A deep interest in human rights
Written by Josephine Tolin
ANN ARBOR—Eve Hillman was among the first University of Michigan students to travel to Rwanda and Uganda last summer as part of the Peace and Conflict Studies program.
She lived with two different host families and spent three immersive weeks in each country.
“I was very excited about the program,” said Hillman, a senior majoring in political science and African studies. “I’m not African, but I am graduating with African studies. I felt it was important to study in Africa and get that experience.”
Hillman didn’t have much exposure to African studies before college. To fulfill her first-year writing requirement, she signed up for a class about colonialism and humanitarian efforts in the Democratic Republic of the Congo. It was there that she learned about the Belgian colonization of the Congo, which contributed to one of the worst forced labor systems in African history.
“Six million people died in the few years of forced cultivation of rubber,” Hillman said. “I was so mad—how did I get through 18 years of my life without learning about this huge violation of human rights?”
After that, Hillman wanted to take more classes in the African studies department. She felt that her education had not prioritized African history to the same extent as American and European history.
For her senior thesis in political science, Hillman focused on the lingering effects of forced labor systems under colonialism and the ways the effects lead to political violence. She used Rwanda as a case study for her research.
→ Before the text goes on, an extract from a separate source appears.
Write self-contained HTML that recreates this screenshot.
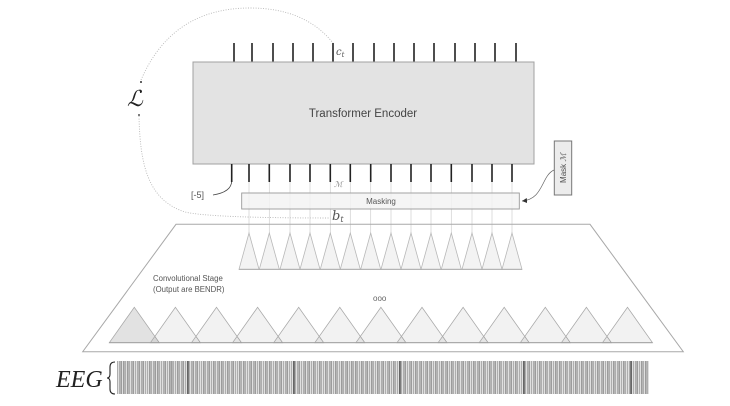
<!DOCTYPE html>
<html><head><meta charset="utf-8"><style>
html,body{margin:0;padding:0;background:#fff;}
svg{display:block;}
text{font-family:"Liberation Sans","DejaVu Sans",sans-serif;}
.serif{font-family:"DejaVu Serif","Liberation Serif",serif;font-style:italic;}
</style></head><body>
<svg width="730" height="406" viewBox="0 0 730 406" xmlns="http://www.w3.org/2000/svg">
<defs>
<pattern id="eeg" x="117" y="0" width="2" height="10" patternUnits="userSpaceOnUse">
<rect x="0" y="0" width="1" height="10" fill="#aeaeae"/>
<rect x="1" y="0" width="1" height="10" fill="#e0e0e0"/>
</pattern>
<marker id="ah" markerWidth="6" markerHeight="6" refX="5" refY="3" orient="auto" markerUnits="userSpaceOnUse">
<path d="M0,0.5 L5,3 L0,5.5 z" fill="#333"/>
</marker>
</defs>

<!-- dotted loss curves -->
<path d="M141,80 Q172,8 250,8 Q305,8 333,43" fill="none" stroke="#b8b8b8" stroke-width="0.9" stroke-dasharray="1,1.5"/>
<path d="M139,116 C140,165 148,200 185,212 Q210,218 330,218" fill="none" stroke="#b8b8b8" stroke-width="0.9" stroke-dasharray="1,1.5"/>
<circle cx="141" cy="82" r="1" fill="#333"/>
<circle cx="139" cy="115" r="1" fill="#555"/>
<text x="127" y="106" class="serif" font-size="22" fill="#222">ℒ</text>

<!-- top ticks -->
<g stroke="#222" stroke-width="1.6">
<line x1="234" y1="43" x2="234" y2="62"/><line x1="252" y1="43" x2="252" y2="62"/>
<line x1="273" y1="43" x2="273" y2="62"/><line x1="293" y1="43" x2="293" y2="62"/>
<line x1="313" y1="43" x2="313" y2="62"/><line x1="333" y1="43" x2="333" y2="62"/>
<line x1="353" y1="43" x2="353" y2="62"/><line x1="374" y1="43" x2="374" y2="62"/>
<line x1="394" y1="43" x2="394" y2="62"/><line x1="414" y1="43" x2="414" y2="62"/>
<line x1="434" y1="43" x2="434" y2="62"/><line x1="455" y1="43" x2="455" y2="62"/>
<line x1="475" y1="43" x2="475" y2="62"/><line x1="495" y1="43" x2="495" y2="62"/>
<line x1="516" y1="43" x2="516" y2="62"/>
</g>
<text x="336" y="55" class="serif" font-size="10" fill="#555">c<tspan font-size="7" dy="2">t</tspan></text>

<!-- thin lines from bottom ticks to top triangles -->
<g stroke="#d0d0d0" stroke-width="0.7">
<line x1="249" y1="180" x2="249" y2="234"/><line x1="269.3" y1="180" x2="269.3" y2="234"/>
<line x1="290" y1="180" x2="290" y2="234"/><line x1="310" y1="180" x2="310" y2="234"/>
<line x1="330.3" y1="180" x2="330.3" y2="234"/><line x1="350.3" y1="180" x2="350.3" y2="234"/>
<line x1="370.7" y1="180" x2="370.7" y2="234"/><line x1="391" y1="180" x2="391" y2="234"/>
<line x1="411" y1="180" x2="411" y2="234"/><line x1="431" y1="180" x2="431" y2="234"/>
<line x1="451.3" y1="180" x2="451.3" y2="234"/><line x1="472" y1="180" x2="472" y2="234"/>
<line x1="492" y1="180" x2="492" y2="234"/><line x1="512" y1="180" x2="512" y2="234"/>
</g>

<!-- transformer box -->
<rect x="193" y="62" width="341" height="102" fill="#e3e3e3" stroke="#a0a0a0" stroke-width="1"/>
<text x="363" y="117" font-size="11.5" fill="#444" text-anchor="middle">Transformer Encoder</text>

<!-- bottom ticks -->
<g stroke="#222" stroke-width="1.6">
<path d="M231.7,164 L231.7,181 Q231.5,192 213,195" fill="none" stroke="#444" stroke-width="0.8"/>
<line x1="231.7" y1="164" x2="231.7" y2="182"/>
<line x1="249" y1="164" x2="249" y2="182"/><line x1="269.3" y1="164" x2="269.3" y2="182"/>
<line x1="290" y1="164" x2="290" y2="182"/><line x1="310" y1="164" x2="310" y2="182"/>
<line x1="330.3" y1="164" x2="330.3" y2="182"/><line x1="350.3" y1="164" x2="350.3" y2="182"/>
<line x1="370.7" y1="164" x2="370.7" y2="182"/><line x1="391" y1="164" x2="391" y2="182"/>
<line x1="411" y1="164" x2="411" y2="182"/><line x1="431" y1="164" x2="431" y2="182"/>
<line x1="451.3" y1="164" x2="451.3" y2="182"/><line x1="472" y1="164" x2="472" y2="182"/>
<line x1="492" y1="164" x2="492" y2="182"/><line x1="512" y1="164" x2="512" y2="182"/>
</g>
<text x="191" y="198" font-size="9" fill="#555">[-5]</text>
<text x="334" y="187" class="serif" font-size="8" fill="#888">ℳ</text>

<!-- masking box -->
<rect x="241.7" y="193" width="277.6" height="16" fill="#f3f3f3" fill-opacity="0.85" stroke="#999" stroke-width="0.9"/>
<text x="381" y="204" font-size="8" fill="#555" text-anchor="middle">Masking</text>
<text x="332" y="220" class="serif" font-size="13" fill="#555">b<tspan font-size="8" dy="2">t</tspan></text>

<!-- mask box -->
<rect x="554.3" y="141" width="17.4" height="54" fill="#ececec" stroke="#777" stroke-width="1"/>
<text transform="translate(566,168) rotate(-90)" font-size="8" fill="#555" text-anchor="middle">Mask  <tspan class="serif">ℳ</tspan></text>
<path d="M554,170 C541,176 544,199 522,201" fill="none" stroke="#666" stroke-width="0.7" marker-end="url(#ah)"/>

<!-- convolutional trapezoid -->
<path d="M176,224.3 L590,224.3 L683.3,351.7 L82.7,351.7 Z" fill="none" stroke="#a8a8a8" stroke-width="1"/>

<!-- top triangles -->
<g fill="#f3f3f3" stroke="#b8b8b8" stroke-width="0.8">
<path d="M239,269.3 L249,233 L259,269.3Z"/><path d="M259.3,269.3 L269.3,233 L279.3,269.3Z"/>
<path d="M280,269.3 L290,233 L300,269.3Z"/><path d="M300,269.3 L310,233 L320,269.3Z"/>
<path d="M320.3,269.3 L330.3,233 L340.3,269.3Z"/><path d="M340.3,269.3 L350.3,233 L360.3,269.3Z"/>
<path d="M360.7,269.3 L370.7,233 L380.7,269.3Z"/><path d="M381,269.3 L391,233 L401,269.3Z"/>
<path d="M401,269.3 L411,233 L421,269.3Z"/><path d="M421,269.3 L431,233 L441,269.3Z"/>
<path d="M441.3,269.3 L451.3,233 L461.3,269.3Z"/><path d="M462,269.3 L472,233 L482,269.3Z"/>
<path d="M482,269.3 L492,233 L502,269.3Z"/><path d="M502,269.3 L512,233 L522,269.3Z"/>
</g>
<line x1="239" y1="269.3" x2="522" y2="269.3" stroke="#a8a8a8" stroke-width="0.9"/>

<text x="153" y="281" font-size="7.8" fill="#555">Convolutional Stage</text>
<text x="153" y="292" font-size="7.8" fill="#555">(Output are BENDR)</text>
<text x="373" y="301" font-size="8" fill="#666">ooo</text>

<!-- bottom triangles -->
<g fill="#000" fill-opacity="0.05" stroke="#a8a8a8" stroke-width="0.8">
<path d="M109.3,342.7 L134.3,307.3 L159.3,342.7Z" fill="#e2e2e2" fill-opacity="1"/>
<path d="M150.4,342.7 L175.4,307.3 L200.4,342.7Z"/>
<path d="M191.5,342.7 L216.5,307.3 L241.5,342.7Z"/>
<path d="M232.6,342.7 L257.6,307.3 L282.6,342.7Z"/>
<path d="M273.7,342.7 L298.7,307.3 L323.7,342.7Z"/>
<path d="M314.8,342.7 L339.8,307.3 L364.8,342.7Z"/>
<path d="M355.9,342.7 L380.9,307.3 L405.9,342.7Z"/>
<path d="M397,342.7 L422,307.3 L447,342.7Z"/>
<path d="M438.1,342.7 L463.1,307.3 L488.1,342.7Z"/>
<path d="M479.2,342.7 L504.2,307.3 L529.2,342.7Z"/>
<path d="M520.3,342.7 L545.3,307.3 L570.3,342.7Z"/>
<path d="M561.4,342.7 L586.4,307.3 L611.4,342.7Z"/>
<path d="M602.5,342.7 L627.5,307.3 L652.5,342.7Z"/>
</g>
<line x1="109" y1="342.7" x2="652.5" y2="342.7" stroke="#a0a0a0" stroke-width="0.9"/>

<!-- EEG -->
<text x="56" y="387" style="font-family:'Liberation Serif',serif;font-style:italic;" font-size="24" fill="#222">EEG</text>
<path d="M115,362 Q110,362 110,367 L110,374 Q110,378 107,378 Q110,378 110,382 L110,389 Q110,394 115,394" fill="none" stroke="#222" stroke-width="1.1"/>
<rect x="117" y="361" width="532" height="33" fill="url(#eeg)"/>
<g stroke="#8a8a8a" stroke-width="1">
<line x1="121" y1="361" x2="121" y2="394"/><line x1="124" y1="361" x2="124" y2="394"/><line x1="128" y1="361" x2="128" y2="394"/>
<line x1="133" y1="361" x2="133" y2="394"/><line x1="139" y1="361" x2="139" y2="394"/><line x1="143" y1="361" x2="143" y2="394"/>
<line x1="150" y1="361" x2="150" y2="394"/><line x1="155" y1="361" x2="155" y2="394"/><line x1="158" y1="361" x2="158" y2="394"/>
<line x1="165" y1="361" x2="165" y2="394"/><line x1="170" y1="361" x2="170" y2="394"/><line x1="172" y1="361" x2="172" y2="394"/>
<line x1="178" y1="361" x2="178" y2="394"/><line x1="183" y1="361" x2="183" y2="394"/><line x1="193" y1="361" x2="193" y2="394"/>
<line x1="197" y1="361" x2="197" y2="394"/><line x1="204" y1="361" x2="204" y2="394"/><line x1="209" y1="361" x2="209" y2="394"/>
<line x1="214" y1="361" x2="214" y2="394"/><line x1="219" y1="361" x2="219" y2="394"/><line x1="222" y1="361" x2="222" y2="394"/>
<line x1="228" y1="361" x2="228" y2="394"/><line x1="233" y1="361" x2="233" y2="394"/><line x1="240" y1="361" x2="240" y2="394"/>
<line x1="244" y1="361" x2="244" y2="394"/><line x1="251" y1="361" x2="251" y2="394"/><line x1="255" y1="361" x2="255" y2="394"/>
<line x1="260" y1="361" x2="260" y2="394"/><line x1="266" y1="361" x2="266" y2="394"/><line x1="270" y1="361" x2="270" y2="394"/>
<line x1="276" y1="361" x2="276" y2="394"/><line x1="281" y1="361" x2="281" y2="394"/><line x1="287" y1="361" x2="287" y2="394"/>
<line x1="299" y1="361" x2="299" y2="394"/><line x1="305" y1="361" x2="305" y2="394"/><line x1="309" y1="361" x2="309" y2="394"/>
<line x1="314" y1="361" x2="314" y2="394"/><line x1="320" y1="361" x2="320" y2="394"/><line x1="326" y1="361" x2="326" y2="394"/>
<line x1="331" y1="361" x2="331" y2="394"/><line x1="336" y1="361" x2="336" y2="394"/><line x1="342" y1="361" x2="342" y2="394"/>
<line x1="347" y1="361" x2="347" y2="394"/><line x1="352" y1="361" x2="352" y2="394"/><line x1="356" y1="361" x2="356" y2="394"/>
<line x1="362" y1="361" x2="362" y2="394"/><line x1="367" y1="361" x2="367" y2="394"/><line x1="372" y1="361" x2="372" y2="394"/>
<line x1="378" y1="361" x2="378" y2="394"/><line x1="383" y1="361" x2="383" y2="394"/><line x1="389" y1="361" x2="389" y2="394"/>
<line x1="394" y1="361" x2="394" y2="394"/><line x1="405" y1="361" x2="405" y2="394"/><line x1="411" y1="361" x2="411" y2="394"/>
<line x1="416" y1="361" x2="416" y2="394"/><line x1="421" y1="361" x2="421" y2="394"/><line x1="427" y1="361" x2="427" y2="394"/>
<line x1="431" y1="361" x2="431" y2="394"/><line x1="436" y1="361" x2="436" y2="394"/><line x1="442" y1="361" x2="442" y2="394"/>
<line x1="447" y1="361" x2="447" y2="394"/><line x1="452" y1="361" x2="452" y2="394"/><line x1="458" y1="361" x2="458" y2="394"/>
<line x1="463" y1="361" x2="463" y2="394"/><line x1="469" y1="361" x2="469" y2="394"/><line x1="474" y1="361" x2="474" y2="394"/>
<line x1="479" y1="361" x2="479" y2="394"/><line x1="484" y1="361" x2="484" y2="394"/><line x1="490" y1="361" x2="490" y2="394"/>
<line x1="495" y1="361" x2="495" y2="394"/><line x1="500" y1="361" x2="500" y2="394"/><line x1="506" y1="361" x2="506" y2="394"/>
<line x1="511" y1="361" x2="511" y2="394"/><line x1="516" y1="361" x2="516" y2="394"/><line x1="529" y1="361" x2="529" y2="394"/>
<line x1="535" y1="361" x2="535" y2="394"/><line x1="540" y1="361" x2="540" y2="394"/><line x1="546" y1="361" x2="546" y2="394"/>
<line x1="551" y1="361" x2="551" y2="394"/><line x1="556" y1="361" x2="556" y2="394"/><line x1="560" y1="361" x2="560" y2="394"/>
<line x1="566" y1="361" x2="566" y2="394"/><line x1="571" y1="361" x2="571" y2="394"/><line x1="576" y1="361" x2="576" y2="394"/>
<line x1="582" y1="361" x2="582" y2="394"/><line x1="587" y1="361" x2="587" y2="394"/><line x1="592" y1="361" x2="592" y2="394"/>
<line x1="598" y1="361" x2="598" y2="394"/><line x1="603" y1="361" x2="603" y2="394"/><line x1="608" y1="361" x2="608" y2="394"/>
<line x1="614" y1="361" x2="614" y2="394"/><line x1="619" y1="361" x2="619" y2="394"/><line x1="624" y1="361" x2="624" y2="394"/>
<line x1="637" y1="361" x2="637" y2="394"/><line x1="642" y1="361" x2="642" y2="394"/><line x1="646" y1="361" x2="646" y2="394"/>
</g>
<g stroke="#2a2a2a" stroke-width="1.1">
<line x1="188" y1="361" x2="188" y2="394"/><line x1="294" y1="361" x2="294" y2="394"/>
<line x1="400" y1="361" x2="400" y2="394"/><line x1="524" y1="361" x2="524" y2="394"/>
<line x1="631" y1="361" x2="631" y2="394"/>
</g>
</svg>
</body></html>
“In Rwanda, I read about the 1994 Rwandan genocide against the Tutsi. I used some interviews with my host family in Rwanda in my thesis, so the project has really come full circle,” Hillman said.
Hillman has also stayed in touch with her host mom in Uganda. Her host mom, she explained, combats the lingering effects of Uganda’s Resistance Army insurgency by teaching artisan skills to young adults who’ve been forced to miss years of their education due to political conflict.
“I’ve been doing some fundraising to help her buy the materials,” Hillman said. “She’s incredible.”
In the fall, Hillman will begin her graduate studies at the Michigan Law School. She was drawn to the program because of the high number of graduates who go into public service work.
“I’m interested in progressive prosecution and criminal justice reform,” she said. “And there’s no better place in the country to do that than at U-M.”